Commissioner Kelly Walsh said she finds the plan to be more holistic than the previous strategic plan. She hopes the city uses the connectivity of the plan to prioritize and look at where the city finds the most intersectionality, as it would have the most impact on the most people.

Some concerns were raised about being able to accomplish all the action items in the strategic plan and potentially not finishing a goal that’s in the plan, as not everything in the previous plan was completed.

“Everything that’s on this action item list is important,” Commissioner Lesa Mayer said. “It really concerns me deeply that we may choose to not accomplish something in our plan that is more challenging or more painful because our definition of success is not 100%, A+.”

Mayer added that the equity tasks in the strategic plan are weak.

“I think they’re weak, and I think they’re a cop out,” Mayer said. “I think while this is documented, the real effort needs to come from doing some of the work that’s going to be a little bit harder and that have a little bit more of a commitment to them. I like seeing things like establish a reparations task force, but we have a reputation of task forcing things to death.”

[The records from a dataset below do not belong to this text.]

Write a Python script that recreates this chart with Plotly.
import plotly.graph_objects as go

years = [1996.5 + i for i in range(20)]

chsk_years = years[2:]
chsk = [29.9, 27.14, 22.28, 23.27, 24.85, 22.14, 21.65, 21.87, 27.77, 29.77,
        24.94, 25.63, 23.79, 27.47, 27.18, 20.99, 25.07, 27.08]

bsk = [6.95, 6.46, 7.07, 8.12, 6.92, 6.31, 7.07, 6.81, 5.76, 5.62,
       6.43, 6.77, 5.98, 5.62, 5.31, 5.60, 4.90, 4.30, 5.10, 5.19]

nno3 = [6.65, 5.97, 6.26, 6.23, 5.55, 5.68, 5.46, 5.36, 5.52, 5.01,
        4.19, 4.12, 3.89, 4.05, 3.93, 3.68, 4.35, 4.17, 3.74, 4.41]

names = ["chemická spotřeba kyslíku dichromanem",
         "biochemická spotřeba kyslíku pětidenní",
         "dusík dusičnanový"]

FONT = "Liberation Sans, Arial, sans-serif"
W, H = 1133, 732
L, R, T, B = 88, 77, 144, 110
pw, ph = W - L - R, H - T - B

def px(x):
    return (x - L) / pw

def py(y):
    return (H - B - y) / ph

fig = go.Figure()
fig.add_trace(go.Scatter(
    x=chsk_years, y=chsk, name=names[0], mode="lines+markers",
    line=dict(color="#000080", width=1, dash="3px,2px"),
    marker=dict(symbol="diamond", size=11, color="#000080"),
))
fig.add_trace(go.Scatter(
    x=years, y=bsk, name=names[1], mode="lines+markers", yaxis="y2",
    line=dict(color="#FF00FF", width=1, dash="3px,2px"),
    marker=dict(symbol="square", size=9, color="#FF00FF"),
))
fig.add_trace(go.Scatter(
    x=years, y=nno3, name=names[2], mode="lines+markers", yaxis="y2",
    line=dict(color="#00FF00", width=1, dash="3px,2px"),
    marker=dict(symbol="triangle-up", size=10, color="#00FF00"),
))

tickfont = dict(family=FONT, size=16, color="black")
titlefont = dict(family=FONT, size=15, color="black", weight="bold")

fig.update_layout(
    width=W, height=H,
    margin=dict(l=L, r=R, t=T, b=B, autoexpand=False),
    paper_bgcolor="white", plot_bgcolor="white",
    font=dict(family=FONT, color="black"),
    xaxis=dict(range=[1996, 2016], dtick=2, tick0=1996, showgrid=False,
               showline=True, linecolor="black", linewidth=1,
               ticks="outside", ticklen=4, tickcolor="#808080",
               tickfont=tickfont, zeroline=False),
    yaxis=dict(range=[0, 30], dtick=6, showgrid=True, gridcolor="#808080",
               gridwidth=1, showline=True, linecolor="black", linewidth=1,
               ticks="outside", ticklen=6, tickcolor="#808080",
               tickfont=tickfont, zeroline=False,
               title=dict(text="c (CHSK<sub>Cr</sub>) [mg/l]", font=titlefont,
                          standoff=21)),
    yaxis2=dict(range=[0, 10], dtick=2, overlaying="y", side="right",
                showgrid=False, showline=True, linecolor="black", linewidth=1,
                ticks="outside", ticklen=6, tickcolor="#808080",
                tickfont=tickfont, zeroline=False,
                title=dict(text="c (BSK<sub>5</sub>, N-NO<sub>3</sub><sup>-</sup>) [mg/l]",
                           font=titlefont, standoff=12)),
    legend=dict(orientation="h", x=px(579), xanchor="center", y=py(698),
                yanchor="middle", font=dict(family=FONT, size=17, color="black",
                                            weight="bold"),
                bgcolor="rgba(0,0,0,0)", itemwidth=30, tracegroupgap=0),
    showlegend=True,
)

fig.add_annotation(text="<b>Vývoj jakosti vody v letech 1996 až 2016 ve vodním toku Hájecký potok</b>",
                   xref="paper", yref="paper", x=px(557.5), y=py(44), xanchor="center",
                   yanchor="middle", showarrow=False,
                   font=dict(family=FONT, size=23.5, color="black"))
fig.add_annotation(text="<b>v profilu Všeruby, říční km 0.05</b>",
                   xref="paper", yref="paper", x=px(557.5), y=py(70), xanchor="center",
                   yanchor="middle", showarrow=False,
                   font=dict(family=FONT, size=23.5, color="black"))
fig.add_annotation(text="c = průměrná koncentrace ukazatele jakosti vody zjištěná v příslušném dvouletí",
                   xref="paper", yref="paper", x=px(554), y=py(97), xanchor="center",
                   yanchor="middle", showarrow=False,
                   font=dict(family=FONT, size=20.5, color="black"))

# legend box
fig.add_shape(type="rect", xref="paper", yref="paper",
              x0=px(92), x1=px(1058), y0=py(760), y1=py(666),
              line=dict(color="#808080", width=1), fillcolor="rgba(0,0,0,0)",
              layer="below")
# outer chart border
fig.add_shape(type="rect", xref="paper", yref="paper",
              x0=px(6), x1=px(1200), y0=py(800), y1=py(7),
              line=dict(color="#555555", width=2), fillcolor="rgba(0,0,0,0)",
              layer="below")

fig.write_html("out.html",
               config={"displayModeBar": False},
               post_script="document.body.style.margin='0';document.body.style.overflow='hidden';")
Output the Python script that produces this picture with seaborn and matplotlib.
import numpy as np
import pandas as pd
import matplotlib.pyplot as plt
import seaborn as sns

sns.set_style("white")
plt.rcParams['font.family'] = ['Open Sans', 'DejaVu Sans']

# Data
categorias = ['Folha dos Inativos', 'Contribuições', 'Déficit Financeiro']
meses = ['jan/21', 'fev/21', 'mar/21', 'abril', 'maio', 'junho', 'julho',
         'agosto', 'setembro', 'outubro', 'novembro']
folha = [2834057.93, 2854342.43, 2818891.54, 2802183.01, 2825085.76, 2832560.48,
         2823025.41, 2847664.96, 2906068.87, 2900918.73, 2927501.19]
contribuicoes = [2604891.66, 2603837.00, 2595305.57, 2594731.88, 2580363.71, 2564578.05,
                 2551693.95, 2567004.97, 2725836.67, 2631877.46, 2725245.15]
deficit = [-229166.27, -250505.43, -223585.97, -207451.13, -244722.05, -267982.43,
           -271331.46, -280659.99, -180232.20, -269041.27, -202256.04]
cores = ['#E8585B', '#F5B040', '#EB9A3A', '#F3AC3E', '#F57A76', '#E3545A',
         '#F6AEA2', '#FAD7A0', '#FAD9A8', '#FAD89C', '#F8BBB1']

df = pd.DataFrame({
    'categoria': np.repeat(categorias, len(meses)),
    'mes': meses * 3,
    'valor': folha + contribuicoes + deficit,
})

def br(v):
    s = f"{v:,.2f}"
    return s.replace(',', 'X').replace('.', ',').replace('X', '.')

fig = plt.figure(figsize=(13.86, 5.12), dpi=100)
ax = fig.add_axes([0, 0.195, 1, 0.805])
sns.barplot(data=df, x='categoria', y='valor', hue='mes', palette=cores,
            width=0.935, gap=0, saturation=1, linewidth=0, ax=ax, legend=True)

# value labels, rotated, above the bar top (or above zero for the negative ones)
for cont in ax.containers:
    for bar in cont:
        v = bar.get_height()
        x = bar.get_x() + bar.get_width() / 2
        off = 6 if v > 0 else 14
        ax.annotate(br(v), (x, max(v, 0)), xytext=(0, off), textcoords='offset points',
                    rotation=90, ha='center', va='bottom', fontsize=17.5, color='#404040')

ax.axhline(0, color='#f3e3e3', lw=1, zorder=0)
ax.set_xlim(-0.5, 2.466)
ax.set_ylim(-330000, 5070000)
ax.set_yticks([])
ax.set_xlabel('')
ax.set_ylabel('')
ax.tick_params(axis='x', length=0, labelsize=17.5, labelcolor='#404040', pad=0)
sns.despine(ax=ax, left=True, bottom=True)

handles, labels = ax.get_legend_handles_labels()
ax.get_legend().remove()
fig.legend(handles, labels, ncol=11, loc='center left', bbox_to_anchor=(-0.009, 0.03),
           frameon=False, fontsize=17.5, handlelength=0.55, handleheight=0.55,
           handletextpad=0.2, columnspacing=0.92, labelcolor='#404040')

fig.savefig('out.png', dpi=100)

She would prefer to see that goal be more of an action item with an end result and some definition of what the task force would do.

“I love that we have equity goals listed in here for as early in the plan as next year. That’s amazing,” Mayer said. “I just want to make sure that when we look at the task items in this plan, we do not allow this to limit the progress that we can make over the next few years, especially when it comes to the important work related to equity.”

Mayor Pro Tem Tony Powers said the things that are pressure points and near and dear to the community are the things that bubble to the top of the list during the strategic planning retreat.

“Because that is where all the action is,” Powers said. “All the money and all the effort that we want to put into those things, while they may be painful, it is something that does not get deferred kicked down the road because I think it is the appropriate thing at that time.”